What happened instead was a lost year. I spent most of ’98 teetering somewhere between embarrassment and frustration over my job situation. If I wasn’t upset about working with the unwashed masses at Carnegie Library, I found myself pissed that I had such low quality students at Duquesne. I applied for only nine academic positions between September ’97 and September ’98, and about an equal number of nonprofit or other kinds of jobs. I was too good for this, I thought.
What I figured out at the end of ’98 was that I was in my own way. Pride wasn’t the main issue here. Expecting God to do for me what I was now capable of doing for myself was. Shame for letting myself go so long in a struggle that shouldn’t have been was. Recurring anger over the last year of my graduate work was. I had to forgive, let the things that didn’t matter go, and relentlessly go after what I wanted. And within eight months, I found a job in DC, working for someone I’d later learn was a bigot.
But you know what else I’ve figured out over the years? There’s no such thing as an ideal job, even if it’s in your ideal field or directly on the career path you’ve carved out for yourself.
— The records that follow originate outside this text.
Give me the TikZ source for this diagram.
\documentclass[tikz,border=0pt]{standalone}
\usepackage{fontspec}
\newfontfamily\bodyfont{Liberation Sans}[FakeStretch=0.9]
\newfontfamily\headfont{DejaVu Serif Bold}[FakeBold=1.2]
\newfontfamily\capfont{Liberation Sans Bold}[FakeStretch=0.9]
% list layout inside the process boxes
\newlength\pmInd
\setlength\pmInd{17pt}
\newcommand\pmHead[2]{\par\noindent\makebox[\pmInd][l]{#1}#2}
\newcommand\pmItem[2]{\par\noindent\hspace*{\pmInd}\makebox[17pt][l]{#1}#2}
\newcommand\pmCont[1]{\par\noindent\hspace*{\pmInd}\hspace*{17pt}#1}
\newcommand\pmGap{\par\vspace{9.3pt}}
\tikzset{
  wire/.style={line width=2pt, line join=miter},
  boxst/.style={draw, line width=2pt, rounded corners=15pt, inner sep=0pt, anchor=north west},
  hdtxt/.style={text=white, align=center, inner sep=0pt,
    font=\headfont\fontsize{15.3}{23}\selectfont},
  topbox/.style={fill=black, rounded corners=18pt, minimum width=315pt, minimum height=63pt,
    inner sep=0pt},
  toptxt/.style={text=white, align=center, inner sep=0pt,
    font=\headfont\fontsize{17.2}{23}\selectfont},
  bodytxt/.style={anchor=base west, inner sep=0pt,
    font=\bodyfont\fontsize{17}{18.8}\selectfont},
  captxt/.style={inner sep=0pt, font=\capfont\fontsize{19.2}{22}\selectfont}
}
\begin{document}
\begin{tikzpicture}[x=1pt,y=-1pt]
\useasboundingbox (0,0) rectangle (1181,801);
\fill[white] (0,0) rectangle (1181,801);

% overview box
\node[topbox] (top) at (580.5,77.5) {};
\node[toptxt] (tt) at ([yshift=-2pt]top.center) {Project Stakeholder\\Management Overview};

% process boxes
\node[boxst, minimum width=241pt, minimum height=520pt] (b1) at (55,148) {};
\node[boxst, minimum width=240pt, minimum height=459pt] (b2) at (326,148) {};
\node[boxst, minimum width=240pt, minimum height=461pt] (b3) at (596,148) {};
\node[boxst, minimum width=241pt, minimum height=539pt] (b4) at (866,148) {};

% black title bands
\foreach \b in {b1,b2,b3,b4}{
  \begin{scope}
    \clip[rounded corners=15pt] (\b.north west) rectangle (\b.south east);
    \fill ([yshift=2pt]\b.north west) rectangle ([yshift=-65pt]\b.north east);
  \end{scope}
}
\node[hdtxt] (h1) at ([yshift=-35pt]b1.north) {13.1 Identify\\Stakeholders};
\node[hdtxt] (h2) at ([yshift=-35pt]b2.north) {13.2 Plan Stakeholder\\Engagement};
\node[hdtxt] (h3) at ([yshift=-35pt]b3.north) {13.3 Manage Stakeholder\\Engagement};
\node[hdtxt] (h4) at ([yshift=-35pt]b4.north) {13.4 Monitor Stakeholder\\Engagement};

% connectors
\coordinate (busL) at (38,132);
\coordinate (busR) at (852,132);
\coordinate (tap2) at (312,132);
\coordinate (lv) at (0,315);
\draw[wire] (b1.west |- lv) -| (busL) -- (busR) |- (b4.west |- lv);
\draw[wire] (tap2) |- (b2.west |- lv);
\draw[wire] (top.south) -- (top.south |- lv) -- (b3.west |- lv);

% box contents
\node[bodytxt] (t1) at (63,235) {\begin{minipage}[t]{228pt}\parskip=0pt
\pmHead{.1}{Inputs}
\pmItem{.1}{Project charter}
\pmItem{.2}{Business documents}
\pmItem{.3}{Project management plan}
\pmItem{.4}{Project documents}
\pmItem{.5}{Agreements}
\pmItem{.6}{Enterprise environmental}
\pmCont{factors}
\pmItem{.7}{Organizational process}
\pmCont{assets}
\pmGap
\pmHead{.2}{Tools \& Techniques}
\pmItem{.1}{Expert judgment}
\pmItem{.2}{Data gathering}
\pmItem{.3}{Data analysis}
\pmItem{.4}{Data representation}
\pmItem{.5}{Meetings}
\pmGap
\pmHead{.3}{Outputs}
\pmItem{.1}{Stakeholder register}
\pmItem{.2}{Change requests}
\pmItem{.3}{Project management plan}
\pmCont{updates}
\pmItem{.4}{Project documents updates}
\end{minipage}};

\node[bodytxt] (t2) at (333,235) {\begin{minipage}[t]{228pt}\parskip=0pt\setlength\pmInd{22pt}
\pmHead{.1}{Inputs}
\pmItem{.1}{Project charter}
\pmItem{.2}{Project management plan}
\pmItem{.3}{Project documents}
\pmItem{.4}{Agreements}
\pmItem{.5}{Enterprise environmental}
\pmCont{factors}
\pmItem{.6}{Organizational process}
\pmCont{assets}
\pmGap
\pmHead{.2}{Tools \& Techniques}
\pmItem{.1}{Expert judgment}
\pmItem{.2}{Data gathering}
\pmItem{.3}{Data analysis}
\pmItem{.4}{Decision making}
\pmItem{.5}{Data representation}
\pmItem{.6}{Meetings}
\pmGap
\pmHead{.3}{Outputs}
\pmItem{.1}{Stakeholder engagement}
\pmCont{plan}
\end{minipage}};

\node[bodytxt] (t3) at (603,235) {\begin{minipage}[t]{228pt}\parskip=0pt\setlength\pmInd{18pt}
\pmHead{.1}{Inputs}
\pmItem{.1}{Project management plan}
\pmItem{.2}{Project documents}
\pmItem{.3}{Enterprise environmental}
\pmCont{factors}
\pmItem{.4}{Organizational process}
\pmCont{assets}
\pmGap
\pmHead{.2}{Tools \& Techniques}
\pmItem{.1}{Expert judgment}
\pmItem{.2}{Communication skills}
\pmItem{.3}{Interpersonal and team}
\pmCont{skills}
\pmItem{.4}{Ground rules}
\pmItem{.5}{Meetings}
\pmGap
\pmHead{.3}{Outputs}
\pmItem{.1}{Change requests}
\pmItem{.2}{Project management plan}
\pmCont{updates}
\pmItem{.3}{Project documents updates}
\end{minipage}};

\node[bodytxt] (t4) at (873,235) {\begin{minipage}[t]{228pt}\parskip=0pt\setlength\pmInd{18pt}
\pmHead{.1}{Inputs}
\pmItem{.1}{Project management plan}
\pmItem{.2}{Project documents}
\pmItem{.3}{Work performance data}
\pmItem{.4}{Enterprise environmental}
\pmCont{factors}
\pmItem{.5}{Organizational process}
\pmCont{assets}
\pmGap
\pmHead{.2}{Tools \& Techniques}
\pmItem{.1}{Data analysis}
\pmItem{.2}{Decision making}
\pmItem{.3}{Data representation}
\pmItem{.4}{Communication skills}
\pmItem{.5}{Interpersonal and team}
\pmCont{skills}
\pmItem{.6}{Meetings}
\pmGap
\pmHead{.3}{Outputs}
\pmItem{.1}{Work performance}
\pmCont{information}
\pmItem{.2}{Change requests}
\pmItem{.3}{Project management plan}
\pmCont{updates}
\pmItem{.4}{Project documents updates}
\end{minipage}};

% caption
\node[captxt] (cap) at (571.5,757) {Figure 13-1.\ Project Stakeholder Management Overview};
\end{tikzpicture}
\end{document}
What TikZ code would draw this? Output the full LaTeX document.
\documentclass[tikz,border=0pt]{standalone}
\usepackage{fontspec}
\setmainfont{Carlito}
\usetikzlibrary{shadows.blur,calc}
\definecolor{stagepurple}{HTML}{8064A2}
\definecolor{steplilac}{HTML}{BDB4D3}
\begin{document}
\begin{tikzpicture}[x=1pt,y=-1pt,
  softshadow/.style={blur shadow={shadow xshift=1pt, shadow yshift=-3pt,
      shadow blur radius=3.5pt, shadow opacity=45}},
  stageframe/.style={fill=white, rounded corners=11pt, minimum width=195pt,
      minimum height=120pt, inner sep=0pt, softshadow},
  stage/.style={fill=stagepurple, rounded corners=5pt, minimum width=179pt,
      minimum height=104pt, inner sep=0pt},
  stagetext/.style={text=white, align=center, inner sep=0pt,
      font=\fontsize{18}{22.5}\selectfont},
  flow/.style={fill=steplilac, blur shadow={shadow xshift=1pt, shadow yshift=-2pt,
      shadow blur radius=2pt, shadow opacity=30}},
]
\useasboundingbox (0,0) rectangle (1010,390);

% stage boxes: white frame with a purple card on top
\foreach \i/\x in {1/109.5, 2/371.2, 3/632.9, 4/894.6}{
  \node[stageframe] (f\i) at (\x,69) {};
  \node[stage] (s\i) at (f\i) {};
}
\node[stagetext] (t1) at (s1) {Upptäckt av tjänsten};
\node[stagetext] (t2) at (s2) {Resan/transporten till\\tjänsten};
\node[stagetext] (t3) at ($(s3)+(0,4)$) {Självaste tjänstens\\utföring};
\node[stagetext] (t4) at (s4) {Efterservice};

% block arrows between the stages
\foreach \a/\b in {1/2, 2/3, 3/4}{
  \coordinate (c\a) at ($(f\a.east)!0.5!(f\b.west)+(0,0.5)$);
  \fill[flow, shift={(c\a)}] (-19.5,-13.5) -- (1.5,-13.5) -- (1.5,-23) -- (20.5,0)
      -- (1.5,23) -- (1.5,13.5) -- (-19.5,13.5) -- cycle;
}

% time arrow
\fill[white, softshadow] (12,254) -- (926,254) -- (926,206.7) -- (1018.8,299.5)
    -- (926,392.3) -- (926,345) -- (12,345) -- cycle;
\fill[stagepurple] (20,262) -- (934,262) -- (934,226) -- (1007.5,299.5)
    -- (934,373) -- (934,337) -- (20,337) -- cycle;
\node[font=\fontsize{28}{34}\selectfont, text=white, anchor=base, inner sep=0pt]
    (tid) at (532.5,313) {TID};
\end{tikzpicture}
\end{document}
It’s about pursuing the interests that you’re most passionate about, and finding the right fit, the right balance, along the way. Acting or theater work is not the same as working in the porn industry, though, no matter how much you convince yourself that acting is acting. Teaching, writing, and consulting have kept me in a state of employment for the past seventeen months, but it’s hardly enough, and I’m not just talking about money either.
What I do know is that I know enough to continue plugging away on all fronts, to continue networking, and to say “No!” to those things that would keep me from finding my career balance. And, at least I know that the problem here this time around isn’t pride or heavenly assumptions.